During this year’s German presidency, co-operative representatives were very active in all the taskforces and working groups presenting views and examples from the co-operative movement. As a highlight, the Alliance president, Monique F. Leroux, co-chaired the Cross-Thematic Group on Small and Medium-sized Enterprises (SME). As a result, the final policy papers, that provide recommendations to G20 governments, contain several references to co-operatives.
Among those, the policy paper on SMEs, which says that “SMEs might also help each other by combining their market power in a jointly-owned and jointly-managed structure, such as a co-operative. Common-owned structures like co-operatives might allow SMEs to maintain their independence and identity while delegating certain business functions (e.g. sourcing, marketing) to a larger entity that can negotiate better market conditions through the power of the collective. When formulating public policies for the development of SMEs, G20 governments should take into consideration the specificities of these structures and adapt regulations accordingly, that allow them to be established and to develop”.

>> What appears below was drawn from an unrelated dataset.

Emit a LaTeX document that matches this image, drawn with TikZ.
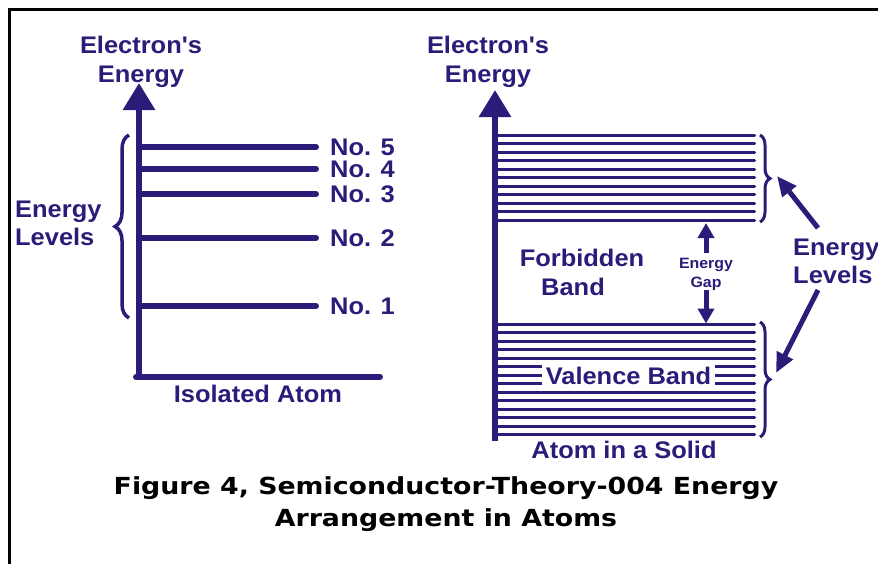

Similarly, on the Employment and Education policy paper, the B20 says that “G20 governments should promote entrepreneurship as a way to boost self-employment by reducing administrative burdens related to the creation of business, and by promoting a diversity of business models, including cooperatives and other social economy enterprises. These allow people to mutualise risks, offering a good alternative for women, youth and other disadvantaged groups to access entrepreneurship.
These examples illustrate that the International Co-operative Alliance has managed to increase the profile of co-operatives in global policy-making influence groups thanks to the committed and very active participation of its staff and members.